5. Micro-Savings, Insurance & Wealth Access
Digital platforms are enabling micro-products that were previously economically unviable:
Micro-savings plans
Small-ticket insurance products
Fractional investments
Goal-based financial planning
This allows low-income populations to participate in wealth-building and financial protection programs.
Regional Perspective: Financial Inclusion Across UAE, Middle East & India
UAE & Middle East
In the Middle East, financial inclusion is driven by:
Digital identity frameworks
Fintech licensing models
Mobile wallet ecosystems
SME-focused digital banking platforms
Key beneficiaries include:
Migrant workers
Small merchants
Freelancers
Micro-enterprises
Digital banks are enabling faster wage payments, affordable remittances, and mobile financial services for populations historically underserved by traditional banking.
India
India represents the largest financial inclusion transformation globally.

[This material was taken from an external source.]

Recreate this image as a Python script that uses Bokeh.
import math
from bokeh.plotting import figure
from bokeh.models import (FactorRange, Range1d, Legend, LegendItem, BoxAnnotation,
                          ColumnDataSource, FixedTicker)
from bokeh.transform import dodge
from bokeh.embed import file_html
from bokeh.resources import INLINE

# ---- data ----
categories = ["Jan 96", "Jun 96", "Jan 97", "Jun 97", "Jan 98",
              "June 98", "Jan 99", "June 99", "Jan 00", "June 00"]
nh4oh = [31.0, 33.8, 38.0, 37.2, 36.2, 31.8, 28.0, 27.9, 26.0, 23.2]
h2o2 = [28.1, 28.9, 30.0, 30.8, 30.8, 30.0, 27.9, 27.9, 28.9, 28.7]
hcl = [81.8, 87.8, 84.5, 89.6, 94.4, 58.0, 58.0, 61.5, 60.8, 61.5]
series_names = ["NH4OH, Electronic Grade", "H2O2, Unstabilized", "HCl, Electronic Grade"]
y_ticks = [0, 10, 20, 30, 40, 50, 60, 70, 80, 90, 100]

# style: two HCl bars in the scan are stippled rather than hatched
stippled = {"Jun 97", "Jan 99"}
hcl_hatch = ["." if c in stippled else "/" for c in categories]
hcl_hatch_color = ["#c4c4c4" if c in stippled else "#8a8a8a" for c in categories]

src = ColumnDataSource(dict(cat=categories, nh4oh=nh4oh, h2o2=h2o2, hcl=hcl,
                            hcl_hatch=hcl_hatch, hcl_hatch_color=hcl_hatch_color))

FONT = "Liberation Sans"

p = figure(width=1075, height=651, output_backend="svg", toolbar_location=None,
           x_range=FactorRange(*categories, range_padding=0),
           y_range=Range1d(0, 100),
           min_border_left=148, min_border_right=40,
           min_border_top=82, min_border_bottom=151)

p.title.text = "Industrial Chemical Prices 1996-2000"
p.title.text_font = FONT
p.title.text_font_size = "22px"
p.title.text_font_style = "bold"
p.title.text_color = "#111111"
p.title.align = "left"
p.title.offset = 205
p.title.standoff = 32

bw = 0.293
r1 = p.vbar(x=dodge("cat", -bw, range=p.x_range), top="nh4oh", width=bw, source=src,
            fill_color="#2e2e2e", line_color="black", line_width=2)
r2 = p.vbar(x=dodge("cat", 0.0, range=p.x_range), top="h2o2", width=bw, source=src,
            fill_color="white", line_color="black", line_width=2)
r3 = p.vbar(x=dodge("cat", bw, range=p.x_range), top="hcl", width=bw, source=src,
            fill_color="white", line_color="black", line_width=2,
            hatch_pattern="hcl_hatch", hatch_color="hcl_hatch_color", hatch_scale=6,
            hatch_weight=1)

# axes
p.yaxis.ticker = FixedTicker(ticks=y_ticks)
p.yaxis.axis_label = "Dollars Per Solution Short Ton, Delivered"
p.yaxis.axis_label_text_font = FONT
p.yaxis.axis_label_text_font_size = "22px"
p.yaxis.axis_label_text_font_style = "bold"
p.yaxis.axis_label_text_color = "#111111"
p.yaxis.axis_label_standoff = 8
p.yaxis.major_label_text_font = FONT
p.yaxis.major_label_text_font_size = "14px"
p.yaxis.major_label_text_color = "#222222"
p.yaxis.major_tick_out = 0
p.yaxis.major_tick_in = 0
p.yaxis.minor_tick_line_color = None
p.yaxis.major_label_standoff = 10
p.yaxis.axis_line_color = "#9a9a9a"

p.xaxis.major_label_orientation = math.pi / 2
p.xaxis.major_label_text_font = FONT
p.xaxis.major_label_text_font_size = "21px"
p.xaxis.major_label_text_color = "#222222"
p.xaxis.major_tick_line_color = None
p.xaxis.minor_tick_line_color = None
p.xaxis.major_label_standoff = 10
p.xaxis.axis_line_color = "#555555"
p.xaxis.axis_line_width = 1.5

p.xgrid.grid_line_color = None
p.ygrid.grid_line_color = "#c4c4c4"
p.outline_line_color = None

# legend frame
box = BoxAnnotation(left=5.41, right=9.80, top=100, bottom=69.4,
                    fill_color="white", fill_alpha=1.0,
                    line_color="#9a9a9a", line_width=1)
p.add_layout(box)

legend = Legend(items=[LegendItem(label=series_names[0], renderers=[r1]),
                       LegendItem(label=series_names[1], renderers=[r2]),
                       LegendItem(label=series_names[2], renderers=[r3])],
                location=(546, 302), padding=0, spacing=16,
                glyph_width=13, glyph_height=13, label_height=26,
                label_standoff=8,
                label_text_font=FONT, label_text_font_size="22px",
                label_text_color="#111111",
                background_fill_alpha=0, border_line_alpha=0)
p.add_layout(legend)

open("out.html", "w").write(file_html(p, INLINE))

The country’s digital public infrastructure Aadhaar, UPI, DigiLocker, and Jan Dhan has enabled:
Mass account opening
Low-cost payments
Micro-credit distribution
Direct benefit transfers
Digital banks and fintechs now extend financial services to rural populations, agricultural workers, MSMEs, and gig economy participants at unprecedented scale.

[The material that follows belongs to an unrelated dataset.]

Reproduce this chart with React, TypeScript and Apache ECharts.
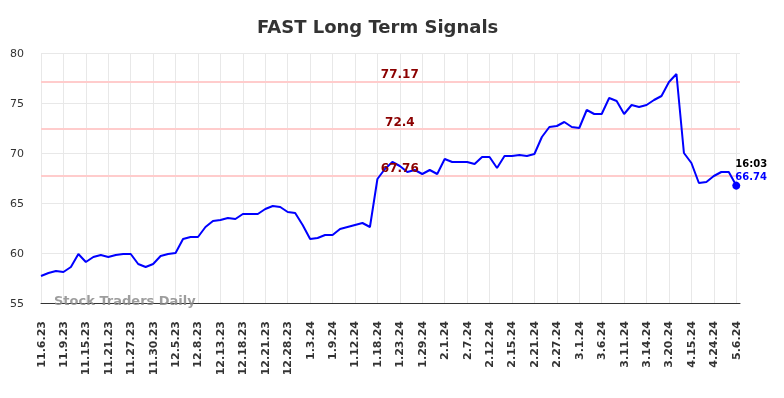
import React, { useEffect, useRef } from "react";
import * as echarts from "echarts";

const dateLabels = [
  "11.6.23", "11.9.23", "11.15.23", "11.21.23", "11.27.23", "11.30.23", "12.5.23", "12.8.23",
  "12.13.23", "12.18.23", "12.21.23", "12.28.23", "1.3.24", "1.9.24", "1.12.24", "1.18.24",
  "1.23.24", "1.29.24", "2.1.24", "2.7.24", "2.12.24", "2.15.24", "2.21.24", "2.27.24",
  "3.1.24", "3.6.24", "3.11.24", "3.14.24", "3.20.24", "4.15.24", "4.24.24", "5.6.24",
];

const prices = [
  57.7, 58.0, 58.2, 58.1, 58.6, 59.9, 59.1, 59.6, 59.8, 59.6,
  59.8, 59.9, 59.9, 58.9, 58.6, 58.9, 59.7, 59.9, 60.0, 61.4,
  61.6, 61.6, 62.6, 63.2, 63.3, 63.5, 63.4, 63.9, 63.9, 63.9,
  64.4, 64.7, 64.6, 64.1, 64.0, 62.8, 61.4, 61.5, 61.8, 61.8,
  62.4, 62.6, 62.8, 63.0, 62.6, 67.4, 68.4, 69.1, 68.7, 68.1,
  68.3, 67.9, 68.3, 67.9, 69.4, 69.1, 69.1, 69.1, 68.9, 69.6,
  69.6, 68.5, 69.7, 69.7, 69.8, 69.7, 69.9, 71.6, 72.6, 72.7,
  73.1, 72.6, 72.5, 74.3, 73.9, 73.9, 75.5, 75.2, 73.9, 74.8,
  74.6, 74.8, 75.3, 75.7, 77.1, 77.9, 70.0, 69.0, 67.0, 67.1,
  67.7, 68.1, 68.1, 66.74,
];

const signalLevels = [77.17, 72.4, 67.76];
const labelEvery = 3;
const lastTime = "16:03";

export default function App() {
  const ref = useRef<HTMLDivElement>(null);

  useEffect(() => {
    if (!ref.current) return;
    const chart = echarts.init(ref.current, undefined, { renderer: "svg" });
    const lastIdx = prices.length - 1;
    const lastVal = prices[lastIdx];

    chart.setOption({
      animation: false,
      textStyle: { fontFamily: "DejaVu Sans" },
      title: {
        text: "FAST Long Term Signals",
        left: 252,
        top: 12,
        textStyle: { fontFamily: "DejaVu Sans", fontWeight: "bold", fontSize: 18, color: "#333" },
      },
      grid: { left: 41, right: 44, top: 53, bottom: 95, containLabel: false },
      xAxis: {
        type: "value",
        min: 0,
        max: lastIdx + 0.5,
        interval: labelEvery,
        axisLine: { show: true, lineStyle: { color: "#333", width: 1 } },
        axisTick: { show: false },
        splitLine: {
          show: true,
          showMaxLine: false,
          lineStyle: { color: "#e8e8e8", width: 1 },
        },
        axisLabel: {
          rotate: 90,
          margin: 18,
          fontSize: 11,
          fontWeight: "bold",
          color: "#333",
          showMaxLabel: false,
          formatter: (v: number) => {
            if (Math.abs(v - Math.round(v)) > 1e-6) return "";
            const r = Math.round(v);
            if (r % labelEvery !== 0) return "";
            return dateLabels[r / labelEvery] ?? "";
          },
        },
      },
      yAxis: {
        type: "value",
        min: 55,
        max: 80,
        interval: 5,
        axisLine: { show: false },
        axisTick: { show: false },
        splitLine: { show: true, lineStyle: { color: "#e8e8e8", width: 1 } },
        axisLabel: { fontSize: 11, color: "#333", margin: 17 },
      },
      graphic: [
        {
          type: "text",
          left: 54,
          top: 294,
          z: 100,
          style: {
            text: "Stock Traders Daily",
            fill: "rgba(140,140,140,0.85)",
            font: "bold 13px 'DejaVu Sans'",
          },
        },
      ],
      series: [
        {
          type: "line",
          data: prices.map((v, i) => [i, v]),
          showSymbol: false,
          lineStyle: { color: "#0000ff", width: 2 },
          itemStyle: { color: "#0000ff" },
          z: 3,
          markLine: {
            silent: true,
            symbol: "none",
            z: 2,
            lineStyle: { color: "#ffcccc", width: 2, type: "solid" },
            label: { show: false },
            data: signalLevels.map((v) => ({ yAxis: v })),
          },
          markPoint: {
            silent: true,
            z: 5,
            data: [
              ...signalLevels.map((v) => ({
                coord: [48, v],
                symbol: "circle",
                symbolSize: 0,
                label: {
                  show: true,
                  position: "top",
                  distance: 1,
                  formatter: String(v),
                  color: "#8b0000",
                  fontWeight: "bold",
                  fontSize: 12,
                },
              })),
              {
                coord: [lastIdx, lastVal],
                symbol: "circle",
                symbolSize: 8,
                itemStyle: { color: "#0000ff" },
                label: {
                  show: true,
                  position: [3, -25],
                  formatter: `{t|${lastTime}}\n{v|${lastVal}}`,
                  rich: {
                    t: { color: "#000", fontWeight: "bold", fontSize: 10, lineHeight: 13 },
                    v: { color: "#0000ff", fontWeight: "bold", fontSize: 10, lineHeight: 13 },
                  },
                },
              },
            ],
          },
        },
      ],
    });

    return () => chart.dispose();
  }, []);

  return (
    <div
      ref={ref}
      style={{ position: "fixed", left: 0, top: 0, width: 784, height: 398 }}
    />
  );
}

The Role of Open Banking & Embedded Finance
Open banking APIs and embedded finance models are accelerating inclusion by distributing banking services through non-financial platforms such as:
E-commerce platforms
Ride-hailing apps
Agricultural marketplaces
Healthcare platforms
This expands reach far beyond traditional banking channels, embedding financial services directly into daily digital interactions.
Challenges in Digital Financial Inclusion
Despite remarkable progress, challenges remain:
Digital literacy gaps
Cybersecurity risks
Data privacy concerns
Regulatory complexity
Infrastructure constraints in remote areas
To sustain inclusion, digital banks must invest equally in education, security, transparency, and responsible innovation.
The Future of Financial Inclusion Through Digital Banking
By 2030, digital banking will likely enable:
Fully automated credit access
AI-based financial coaching
Predictive financial planning
Universal digital identity-linked finance
Borderless payment ecosystems
Financial inclusion will shift from access-based inclusion to outcome-driven financial empowerment.
Strategic Implications for Banks and Fintech Leaders
To drive inclusive growth, financial institutions must focus on:
Mobile-first architecture
AI-powered credit intelligence
Low-cost operating models
API-driven ecosystem partnerships
Trust-based security frameworks
Digital inclusion is no longer a regulatory checkbox, it is a core business growth strategy.
Conclusion
Digital banks are not simply expanding access to financial services, they are redefining the meaning of inclusion itself.
Across the UAE, Middle East, and India, digital banking is empowering individuals, strengthening small businesses, and reshaping entire economies. The institutions that lead this transformation will shape the future of global finance.